#### [YOUR GOAL]
Retype every line from the start of the data down to and including the line with "(s2) at (45,300)". Skip the pictures.

#### [DATA SEGMENT]
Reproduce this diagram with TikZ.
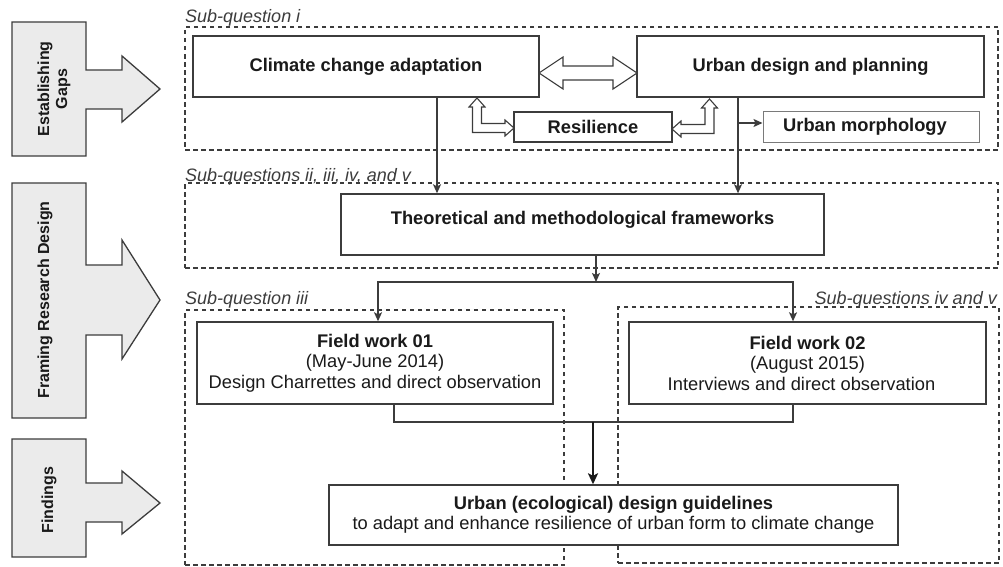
\documentclass[tikz,border=0pt]{standalone}
\usepackage{fontspec}
\setmainfont{Liberation Sans}
\usetikzlibrary{arrows.meta,calc}
\definecolor{edge}{HTML}{3C3C3C}
\definecolor{panel}{HTML}{EBEBEB}
\definecolor{ink}{HTML}{1A1A1A}
\definecolor{soft}{HTML}{7A7A7A}

\begin{document}
\begin{tikzpicture}[x=1pt,y=-1pt,
  every node/.style={text=ink},
  box/.style={draw=edge,line width=1.4pt,fill=white,inner sep=0pt,
    font=\fontsize{18.3}{20.5}\selectfont,align=center},
  grp/.style={draw=edge,line width=1.2pt,dash pattern=on 4.5pt off 3.5pt,inner sep=0pt},
  lbl/.style={font=\fontsize{18}{20}\selectfont\itshape,text=edge,inner sep=0pt},
  side/.style={draw=edge,line width=1.3pt,fill=panel,line join=miter},
  sidetext/.style={font=\fontsize{16}{18}\selectfont\bfseries,rotate=90,align=center,inner sep=0pt},
  hollow/.style={draw=edge,line width=1.1pt,fill=white,line join=miter},
  conn/.style={draw=edge,line width=1.3pt},
  arr/.style={conn,-{Stealth[length=9pt,width=8pt,inset=2pt]}},
  bigarr/.style={draw=ink,line width=2.2pt,-{Stealth[length=11pt,width=10pt,inset=2.5pt]}}
]
\useasboundingbox (0,0) rectangle (1003,567);

% stage markers on the left
\draw[side] (12,22) -- (86,22) -- (86,70) -- (122,70) -- (122,56) -- (160,89)
  -- (122,122) -- (122,109) -- (86,109) -- (86,156) -- (12,156) -- cycle;
\node[sidetext] (s1) at (54,89) {Establishing\\Gaps};

\draw[side] (12,183) -- (86,183) -- (86,265) -- (122,265) -- (122,240) -- (160,300)
  -- (122,359) -- (122,335) -- (86,335) -- (86,418) -- (12,418) -- cycle;
\node[sidetext] (s2) at (45,300) {Framing Research Design};

\draw[side] (12,439) -- (86,439) -- (86,483) -- (122,483) -- (122,471) -- (160,503)
  -- (122,534) -- (122,522) -- (86,522) -- (86,557) -- (12,557) -- cycle;
\node[sidetext] (s3) at (49,500) {Findings};

% dashed groups with their sub-question labels
\node[grp,minimum width=813,minimum height=123] (g1) at (591.5,88.5) {};
\node[grp,minimum width=813,minimum height=85] (g2) at (591.5,225.5) {};
\node[grp,minimum width=379,minimum height=255] (g3) at (374.5,437.5) {};
\node[grp,minimum width=381,minimum height=256] (g4) at (808.5,435) {};

\node[lbl,anchor=base west] (l1) at (185,23) {Sub-question i};
\node[lbl,anchor=base west] (l2) at (185,181) {Sub-questions ii, iii, iv, and v};
\node[lbl,anchor=base west] (l3) at (185,304) {Sub-question iii};
\node[lbl,anchor=base east] (l4) at (997,304) {Sub-questions iv and v};

% boxes
\node[box,minimum width=346,minimum height=61,font=\fontsize{18.3}{20.5}\selectfont\bfseries]
  (cca) at (366,66.5) {Climate change adaptation};
\node[box,minimum width=347,minimum height=61,font=\fontsize{18.3}{20.5}\selectfont\bfseries]
  (udp) at (810.5,66.5) {Urban design and planning};
\node[box,minimum width=158,minimum height=30,font=\fontsize{18.3}{20.5}\selectfont\bfseries]
  (res) at (593,127) {Resilience};
\node[box,draw=soft,line width=1pt,minimum width=216,minimum height=30,
  font=\fontsize{18.3}{20.5}\selectfont\bfseries] (um) at (871,127) {Urban morphology\hspace*{12pt}};
\node[box,minimum width=483,minimum height=61,text height=13.4pt,text depth=14.4pt,
  font=\fontsize{18.3}{20.5}\selectfont\bfseries]
  (th) at (582.5,224.5) {Theoretical and methodological frameworks};
\node[box,minimum width=356,minimum height=82] (f1) at (375,363)
  {\textbf{Field work 01}\\(May-June 2014)\\Design Charrettes and direct observation};
\node[box,minimum width=357,minimum height=82] (f2) at (807.5,363)
  {\textbf{Field work 02}\\(August 2015)\\Interviews and direct observation\hspace*{12pt}};
\node[box,minimum width=569,minimum height=60] (gl) at (613.5,515)
  {\textbf{Urban (ecological) design guidelines}\\
   to adapt and enhance resilience of urban form to climate change};

% two-way link between the two fields
\coordinate (da) at (539,73);
\coordinate (db) at (637,73);
\draw[hollow] (da) -- ($(da)+(24,-16)$) -- ($(da)+(24,-7)$) -- ($(db)+(-24,-7)$)
  -- ($(db)+(-24,-16)$) -- (db) -- ($(db)+(-24,16)$) -- ($(db)+(-24,7)$)
  -- ($(da)+(24,7)$) -- ($(da)+(24,16)$) -- cycle;

% two-way links to resilience
\draw[hollow] (477,98) -- (485,107) -- (481.5,107) -- (481.5,123.5) -- (505,123.5)
  -- (505,120) -- (514,128) -- (505,136) -- (505,132.5) -- (472.5,132.5)
  -- (472.5,107) -- (469,107) -- cycle;
\draw[hollow] (672,129) -- (681,121) -- (681,124.5) -- (705,124.5) -- (705,108)
  -- (701.5,108) -- (709.5,99) -- (717.5,108) -- (714,108) -- (714,133.5)
  -- (681,133.5) -- (681,137) -- cycle;

% flow into the frameworks
\coordinate (cx) at ([xshift=71pt]cca.south);
\coordinate (ux) at ([xshift=-72.5pt]udp.south);
\draw[arr] (cx) -- (cx |- th.north);
\draw[arr] (ux) -- (ux |- th.north);
\draw[arr] ([yshift=4pt]um.west -| ux) -- ([yshift=4pt]um.west);

% split towards the two field works
\coordinate (sx) at ([xshift=13.5pt]th.south);
\coordinate (split) at (596,282);
\draw[arr] (sx) -- (split);
\draw[arr] (split) -| ([xshift=3pt]f1.north);
\draw[arr] (split) -| ([xshift=-14.5pt]f2.north);

% merge into the guidelines
\coordinate (m) at (593,422);
\draw[conn] ([xshift=19pt]f1.south) |- (m) -| ([xshift=-14.5pt]f2.south);
\draw[bigarr] (m) -- (m |- gl.north);
\end{tikzpicture}
\end{document}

#### [OUTPUT]
Reproduce this diagram with TikZ.
\documentclass[tikz,border=0pt]{standalone}
\usepackage{fontspec}
\setmainfont{Liberation Sans}
\usetikzlibrary{arrows.meta,calc}
\definecolor{edge}{HTML}{3C3C3C}
\definecolor{panel}{HTML}{EBEBEB}
\definecolor{ink}{HTML}{1A1A1A}
\definecolor{soft}{HTML}{7A7A7A}

\begin{document}
\begin{tikzpicture}[x=1pt,y=-1pt,
  every node/.style={text=ink},
  box/.style={draw=edge,line width=1.4pt,fill=white,inner sep=0pt,
    font=\fontsize{18.3}{20.5}\selectfont,align=center},
  grp/.style={draw=edge,line width=1.2pt,dash pattern=on 4.5pt off 3.5pt,inner sep=0pt},
  lbl/.style={font=\fontsize{18}{20}\selectfont\itshape,text=edge,inner sep=0pt},
  side/.style={draw=edge,line width=1.3pt,fill=panel,line join=miter},
  sidetext/.style={font=\fontsize{16}{18}\selectfont\bfseries,rotate=90,align=center,inner sep=0pt},
  hollow/.style={draw=edge,line width=1.1pt,fill=white,line join=miter},
  conn/.style={draw=edge,line width=1.3pt},
  arr/.style={conn,-{Stealth[length=9pt,width=8pt,inset=2pt]}},
  bigarr/.style={draw=ink,line width=2.2pt,-{Stealth[length=11pt,width=10pt,inset=2.5pt]}}
]
\useasboundingbox (0,0) rectangle (1003,567);

% stage markers on the left
\draw[side] (12,22) -- (86,22) -- (86,70) -- (122,70) -- (122,56) -- (160,89)
  -- (122,122) -- (122,109) -- (86,109) -- (86,156) -- (12,156) -- cycle;
\node[sidetext] (s1) at (54,89) {Establishing\\Gaps};

\draw[side] (12,183) -- (86,183) -- (86,265) -- (122,265) -- (122,240) -- (160,300)
  -- (122,359) -- (122,335) -- (86,335) -- (86,418) -- (12,418) -- cycle;
\node[sidetext] (s2) at (45,300) {Framing Research Design};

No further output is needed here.